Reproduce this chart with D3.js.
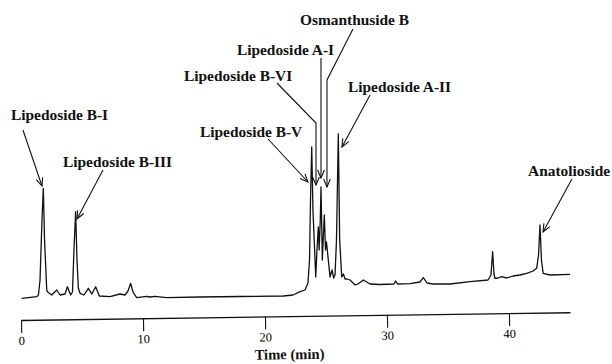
<!DOCTYPE html>
<html>
<head>
<meta charset="utf-8">
<script src="https://cdn.jsdelivr.net/npm/d3@7/dist/d3.min.js"></script>
<style>
  body { margin: 0; background: #fff; }
  svg { display: block; }
  .peak-label { font-family: "Liberation Serif", "Times New Roman", serif; font-weight: bold; font-size: 15.4px; fill: #111; }
  .tick text { font-family: "Liberation Serif", "Times New Roman", serif; font-size: 12.5px; fill: #000; }
  .axis-title { font-family: "Liberation Serif", "Times New Roman", serif; font-weight: bold; font-size: 14.6px; fill: #111; }
</style>
</head>
<body>
<svg id="chart" width="612" height="364"></svg>
<script>
// chromatogram: time (min) and detector response (a.u.)
var traceTime = [0.05, 1.29, 1.43, 1.56, 1.72, 1.83, 1.93, 2.11, 2.16, 2.52, 2.93, 3.20, 3.61, 3.80, 4.07,
  4.22, 4.34, 4.48, 4.59, 4.70, 4.84, 5.16, 5.52, 5.80, 6.12, 6.42, 7.30, 8.11, 8.52, 8.77, 8.99, 9.18,
  9.48, 10.3, 10.57, 10.98, 11.94, 14.67, 17.95, 21.5, 22.3, 22.87, 23.28, 23.52, 23.65, 23.73, 23.83,
  23.93, 24.16, 24.26, 24.37, 24.44, 24.53, 24.59, 24.70, 24.77, 24.86, 24.96, 25.04, 25.19, 25.33,
  25.49, 25.63, 25.74, 25.86, 26.01, 26.12, 26.29, 26.43, 26.56, 26.72, 26.97, 27.38, 27.62, 28.06,
  28.61, 29.43, 30.57, 30.71, 30.86, 31.89, 32.70, 32.98, 33.28, 33.77, 35.16, 36.80, 38.28, 38.52,
  38.66, 38.77, 38.85, 39.10, 39.40, 39.81, 40.33, 40.9, 41.45, 41.97, 42.27, 42.42, 42.54, 42.66,
  42.80, 43.36, 45.0];
var traceSignal = [1.7, 3.3, 5, 20, 80, 111.7, 60, 10, 8.3, 5, 10, 5, 6, 13.3, 5,
  8, 50, 88.3, 40, 12, 6.7, 5, 11.7, 6, 13.3, 4, 3.3, 6, 5, 9, 16.7, 8,
  2.3, 3.7, 3, 3.7, 2.3, 3, 3.5, 4, 5, 8.3, 10, 17, 40, 100, 153,
  90, 23, 50, 73, 50, 80, 113, 40, 60, 85, 50, 58, 40, 23,
  30, 22, 25, 60, 166, 60, 23, 26, 21, 21, 20, 15, 16, 20,
  16, 15.5, 16, 19, 16, 16.3, 18, 22.3, 17, 16, 16, 18.3, 20, 25,
  48.3, 26, 21.7, 22, 23.3, 22, 24, 25, 26.7, 29, 31.7, 45, 75, 40,
  26.7, 25, 25.7];

var compounds = ["Lipedoside B-I", "Lipedoside B-III", "Lipedoside B-V", "Lipedoside B-VI",
  "Lipedoside A-I", "Osmanthuside B", "Lipedoside A-II", "Anatolioside"];
var tickValues = [0, 10, 20, 30, 40];

// where each label and its arrow sit, in (time, response) units
var labelLayout = [
  { text: [-0.82, 180], arrow: [[0.16, 170], [1.72, 114]] },
  { text: [3.44, 133], arrow: [[6.72, 130], [4.59, 81]] },
  { text: [14.67, 163], arrow: [[20.25, 161], [23.52, 118]] },
  { text: [13.36, 219], arrow: [[20.98, 217], [24.18, 177], [24.18, 115]] },
  { text: [17.70, 245], arrow: [[24.59, 242], [24.59, 122]] },
  { text: [22.87, 275], arrow: [[27.21, 271], [25.08, 220], [25.08, 113]] },
  { text: [26.80, 208], arrow: [[28.61, 205], [26.31, 153]] },
  { text: [41.56, 124], arrow: [[45.16, 121], [42.79, 68]] }
];

var svg = d3.select("#chart");
var x = d3.scaleLinear().domain([0, 45]).range([21, 570]);
var y = d3.scaleLinear().domain([0, 300]).range([300, 0]);

svg.append("defs").append("marker")
  .attr("id", "head")
  .attr("viewBox", "-9 -5 10 10")
  .attr("markerUnits", "userSpaceOnUse")
  .attr("markerWidth", 10)
  .attr("markerHeight", 10)
  .attr("refX", 0)
  .attr("refY", 0)
  .attr("orient", "auto")
  .append("path")
  .attr("d", "M-8,-3.4L0,0L-8,3.4")
  .attr("fill", "none")
  .attr("stroke", "#111")
  .attr("stroke-width", 1.1);

// trace
var line = d3.line()
  .x(function(d, i) { return x(traceTime[i]); })
  .y(function(d) { return y(d); });

svg.append("path")
  .datum(traceSignal)
  .attr("d", line)
  .attr("fill", "none")
  .attr("stroke", "#111")
  .attr("stroke-width", 1.3)
  .attr("stroke-linejoin", "round");

// axis (the scanned original sits slightly tilted)
var axisG = svg.append("g")
  .attr("transform", "translate(0,320) rotate(-0.81," + x(0) + ",0)");

axisG.call(d3.axisBottom(x).tickValues(tickValues).tickSize(13).tickSizeOuter(0).tickPadding(3))
  .call(function(g) { g.select(".domain").attr("stroke", "#111").attr("stroke-width", 1.3); })
  .call(function(g) { g.selectAll(".tick line").attr("stroke", "#111").attr("stroke-width", 1.1); });

axisG.append("text")
  .attr("class", "axis-title")
  .attr("x", 289)
  .attr("y", 43)
  .attr("text-anchor", "middle")
  .text("Time (min)");

// labels and arrows
var ann = svg.append("g");
compounds.forEach(function(name, i) {
  var l = labelLayout[i];
  ann.append("text")
    .attr("class", "peak-label")
    .attr("x", x(l.text[0]))
    .attr("y", y(l.text[1]))
    .text(name);
  ann.append("path")
    .attr("d", d3.line().x(function(p) { return x(p[0]); }).y(function(p) { return y(p[1]); })(l.arrow))
    .attr("fill", "none")
    .attr("stroke", "#111")
    .attr("stroke-width", 1.1)
    .attr("marker-end", "url(#head)");
});
</script>
</body>
</html>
..............................
Pictures are excluded; output everything else in the data verbatim.

TASK RESULT:
Reproduce this chart with D3.js.
<!DOCTYPE html>
<html>
<head>
<meta charset="utf-8">
<script src="https://cdn.jsdelivr.net/npm/d3@7/dist/d3.min.js"></script>
<style>
  body { margin: 0; background: #fff; }
  svg { display: block; }
  .peak-label { font-family: "Liberation Serif", "Times New Roman", serif; font-weight: bold; font-size: 15.4px; fill: #111; }
  .tick text { font-family: "Liberation Serif", "Times New Roman", serif; font-size: 12.5px; fill: #000; }
  .axis-title { font-family: "Liberation Serif", "Times New Roman", serif; font-weight: bold; font-size: 14.6px; fill: #111; }
</style>
</head>
<body>
<svg id="chart" width="612" height="364"></svg>
<script>
// chromatogram: time (min) and detector response (a.u.)
var traceTime = [0.05, 1.29, 1.43, 1.56, 1.72, 1.83, 1.93, 2.11, 2.16, 2.52, 2.93, 3.20, 3.61, 3.80, 4.07,
  4.22, 4.34, 4.48, 4.59, 4.70, 4.84, 5.16, 5.52, 5.80, 6.12, 6.42, 7.30, 8.11, 8.52, 8.77, 8.99, 9.18,
  9.48, 10.3, 10.57, 10.98, 11.94, 14.67, 17.95, 21.5, 22.3, 22.87, 23.28, 23.52, 23.65, 23.73, 23.83,
  23.93, 24.16, 24.26, 24.37, 24.44, 24.53, 24.59, 24.70, 24.77, 24.86, 24.96, 25.04, 25.19, 25.33,
  25.49, 25.63, 25.74, 25.86, 26.01, 26.12, 26.29, 26.43, 26.56, 26.72, 26.97, 27.38, 27.62, 28.06,
  28.61, 29.43, 30.57, 30.71, 30.86, 31.89, 32.70, 32.98, 33.28, 33.77, 35.16, 36.80, 38.28, 38.52,
  38.66, 38.77, 38.85, 39.10, 39.40, 39.81, 40.33, 40.9, 41.45, 41.97, 42.27, 42.42, 42.54, 42.66,
  42.80, 43.36, 45.0];
var traceSignal = [1.7, 3.3, 5, 20, 80, 111.7, 60, 10, 8.3, 5, 10, 5, 6, 13.3, 5,
  8, 50, 88.3, 40, 12, 6.7, 5, 11.7, 6, 13.3, 4, 3.3, 6, 5, 9, 16.7, 8,
  2.3, 3.7, 3, 3.7, 2.3, 3, 3.5, 4, 5, 8.3, 10, 17, 40, 100, 153,
  90, 23, 50, 73, 50, 80, 113, 40, 60, 85, 50, 58, 40, 23,
  30, 22, 25, 60, 166, 60, 23, 26, 21, 21, 20, 15, 16, 20,
  16, 15.5, 16, 19, 16, 16.3, 18, 22.3, 17, 16, 16, 18.3, 20, 25,
  48.3, 26, 21.7, 22, 23.3, 22, 24, 25, 26.7, 29, 31.7, 45, 75, 40,
  26.7, 25, 25.7];

var compounds = ["Lipedoside B-I", "Lipedoside B-III", "Lipedoside B-V", "Lipedoside B-VI",
  "Lipedoside A-I", "Osmanthuside B", "Lipedoside A-II", "Anatolioside"];
var tickValues = [0, 10, 20, 30, 40];

// where each label and its arrow sit, in (time, response) units
var labelLayout = [
  { text: [-0.82, 180], arrow: [[0.16, 170], [1.72, 114]] },
  { text: [3.44, 133], arrow: [[6.72, 130], [4.59, 81]] },
  { text: [14.67, 163], arrow: [[20.25, 161], [23.52, 118]] },
  { text: [13.36, 219], arrow: [[20.98, 217], [24.18, 177], [24.18, 115]] },
  { text: [17.70, 245], arrow: [[24.59, 242], [24.59, 122]] },
  { text: [22.87, 275], arrow: [[27.21, 271], [25.08, 220], [25.08, 113]] },
  { text: [26.80, 208], arrow: [[28.61, 205], [26.31, 153]] },
  { text: [41.56, 124], arrow: [[45.16, 121], [42.79, 68]] }
];

var svg = d3.select("#chart");
var x = d3.scaleLinear().domain([0, 45]).range([21, 570]);
var y = d3.scaleLinear().domain([0, 300]).range([300, 0]);

svg.append("defs").append("marker")
  .attr("id", "head")
  .attr("viewBox", "-9 -5 10 10")
  .attr("markerUnits", "userSpaceOnUse")
  .attr("markerWidth", 10)
  .attr("markerHeight", 10)
  .attr("refX", 0)
  .attr("refY", 0)
  .attr("orient", "auto")
  .append("path")
  .attr("d", "M-8,-3.4L0,0L-8,3.4")
  .attr("fill", "none")
  .attr("stroke", "#111")
  .attr("stroke-width", 1.1);

// trace
var line = d3.line()
  .x(function(d, i) { return x(traceTime[i]); })
  .y(function(d) { return y(d); });

svg.append("path")
  .datum(traceSignal)
  .attr("d", line)
  .attr("fill", "none")
  .attr("stroke", "#111")
  .attr("stroke-width", 1.3)
  .attr("stroke-linejoin", "round");

// axis (the scanned original sits slightly tilted)
var axisG = svg.append("g")
  .attr("transform", "translate(0,320) rotate(-0.81," + x(0) + ",0)");

axisG.call(d3.axisBottom(x).tickValues(tickValues).tickSize(13).tickSizeOuter(0).tickPadding(3))
  .call(function(g) { g.select(".domain").attr("stroke", "#111").attr("stroke-width", 1.3); })
  .call(function(g) { g.selectAll(".tick line").attr("stroke", "#111").attr("stroke-width", 1.1); });

axisG.append("text")
  .attr("class", "axis-title")
  .attr("x", 289)
  .attr("y", 43)
  .attr("text-anchor", "middle")
  .text("Time (min)");

// labels and arrows
var ann = svg.append("g");
compounds.forEach(function(name, i) {
  var l = labelLayout[i];
  ann.append("text")
    .attr("class", "peak-label")
    .attr("x", x(l.text[0]))
    .attr("y", y(l.text[1]))
    .text(name);
  ann.append("path")
    .attr("d", d3.line().x(function(p) { return x(p[0]); }).y(function(p) { return y(p[1]); })(l.arrow))
    .attr("fill", "none")
    .attr("stroke", "#111")
    .attr("stroke-width", 1.1)
    .attr("marker-end", "url(#head)");
});
</script>
</body>
</html>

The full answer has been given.